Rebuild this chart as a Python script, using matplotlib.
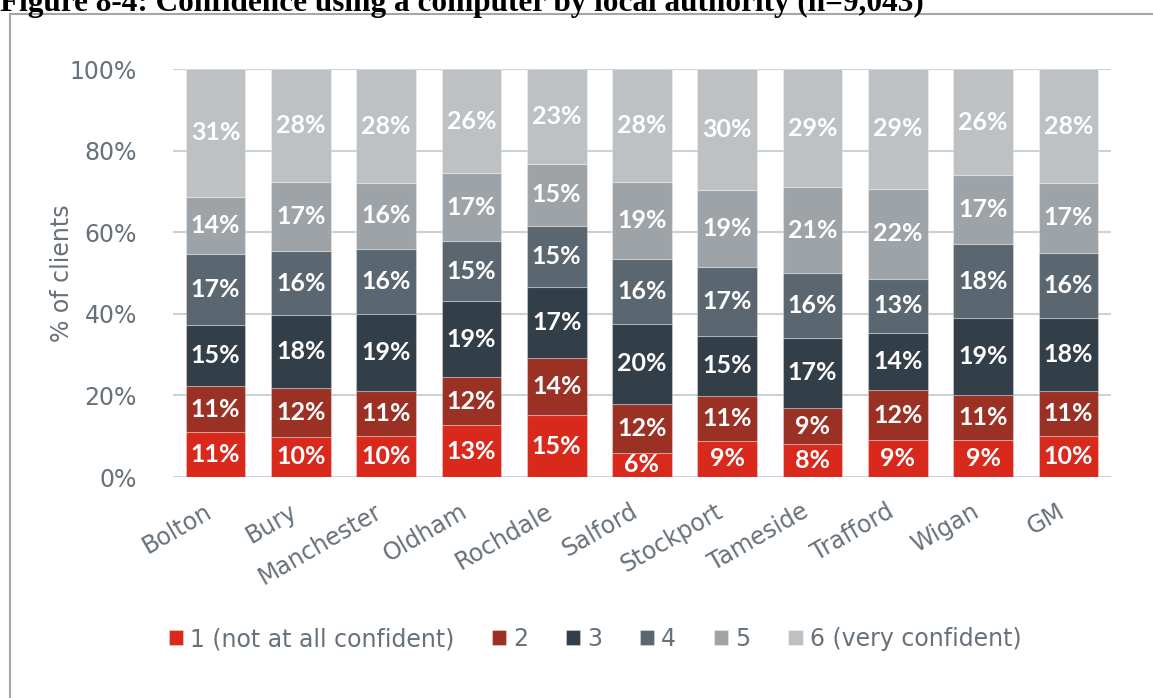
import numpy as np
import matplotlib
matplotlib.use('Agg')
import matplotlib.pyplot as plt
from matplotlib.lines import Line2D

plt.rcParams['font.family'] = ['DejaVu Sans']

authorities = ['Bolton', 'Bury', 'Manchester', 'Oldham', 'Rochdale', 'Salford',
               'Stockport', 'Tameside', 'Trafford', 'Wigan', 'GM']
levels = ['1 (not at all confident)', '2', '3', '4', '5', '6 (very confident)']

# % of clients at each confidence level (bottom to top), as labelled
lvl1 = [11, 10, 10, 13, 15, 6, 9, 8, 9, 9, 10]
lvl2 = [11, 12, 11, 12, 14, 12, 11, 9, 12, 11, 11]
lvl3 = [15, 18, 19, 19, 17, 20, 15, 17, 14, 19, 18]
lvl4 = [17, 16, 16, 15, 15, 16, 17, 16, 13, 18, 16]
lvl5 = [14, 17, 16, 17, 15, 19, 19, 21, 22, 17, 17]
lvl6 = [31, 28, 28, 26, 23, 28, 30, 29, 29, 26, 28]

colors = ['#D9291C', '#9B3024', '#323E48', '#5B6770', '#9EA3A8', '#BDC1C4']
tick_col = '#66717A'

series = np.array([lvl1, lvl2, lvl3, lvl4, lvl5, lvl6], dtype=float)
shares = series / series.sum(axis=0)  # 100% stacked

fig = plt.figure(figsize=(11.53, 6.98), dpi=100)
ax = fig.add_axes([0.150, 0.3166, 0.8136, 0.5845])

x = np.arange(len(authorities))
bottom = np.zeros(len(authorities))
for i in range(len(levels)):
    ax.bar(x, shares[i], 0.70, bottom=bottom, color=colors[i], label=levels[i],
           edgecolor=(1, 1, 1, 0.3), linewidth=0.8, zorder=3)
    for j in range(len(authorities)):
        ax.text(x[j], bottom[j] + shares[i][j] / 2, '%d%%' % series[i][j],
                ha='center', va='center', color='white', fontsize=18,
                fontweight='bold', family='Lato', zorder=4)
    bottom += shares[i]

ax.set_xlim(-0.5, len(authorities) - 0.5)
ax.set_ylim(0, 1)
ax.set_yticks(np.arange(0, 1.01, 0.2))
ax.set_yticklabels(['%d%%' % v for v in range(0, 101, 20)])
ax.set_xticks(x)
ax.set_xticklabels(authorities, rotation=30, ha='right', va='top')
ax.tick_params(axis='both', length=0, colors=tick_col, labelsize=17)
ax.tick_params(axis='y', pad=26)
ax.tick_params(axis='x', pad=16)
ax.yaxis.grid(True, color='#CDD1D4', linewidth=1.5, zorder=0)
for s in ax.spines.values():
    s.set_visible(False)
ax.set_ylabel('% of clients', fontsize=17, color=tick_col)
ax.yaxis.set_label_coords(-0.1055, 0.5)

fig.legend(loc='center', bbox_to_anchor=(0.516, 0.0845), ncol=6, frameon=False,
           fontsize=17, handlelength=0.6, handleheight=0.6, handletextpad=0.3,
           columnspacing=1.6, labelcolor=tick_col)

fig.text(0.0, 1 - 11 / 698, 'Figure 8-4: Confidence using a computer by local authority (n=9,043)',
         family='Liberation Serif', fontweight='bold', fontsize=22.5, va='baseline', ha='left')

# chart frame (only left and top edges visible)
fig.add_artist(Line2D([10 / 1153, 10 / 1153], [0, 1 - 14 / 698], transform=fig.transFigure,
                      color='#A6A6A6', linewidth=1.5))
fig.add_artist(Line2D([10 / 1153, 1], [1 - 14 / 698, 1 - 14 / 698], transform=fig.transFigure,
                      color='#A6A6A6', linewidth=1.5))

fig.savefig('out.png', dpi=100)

§ §

**Given request**
Each line of the material that holds the string "matplotlib" counts once; give the total alone.

**Worked solution**
5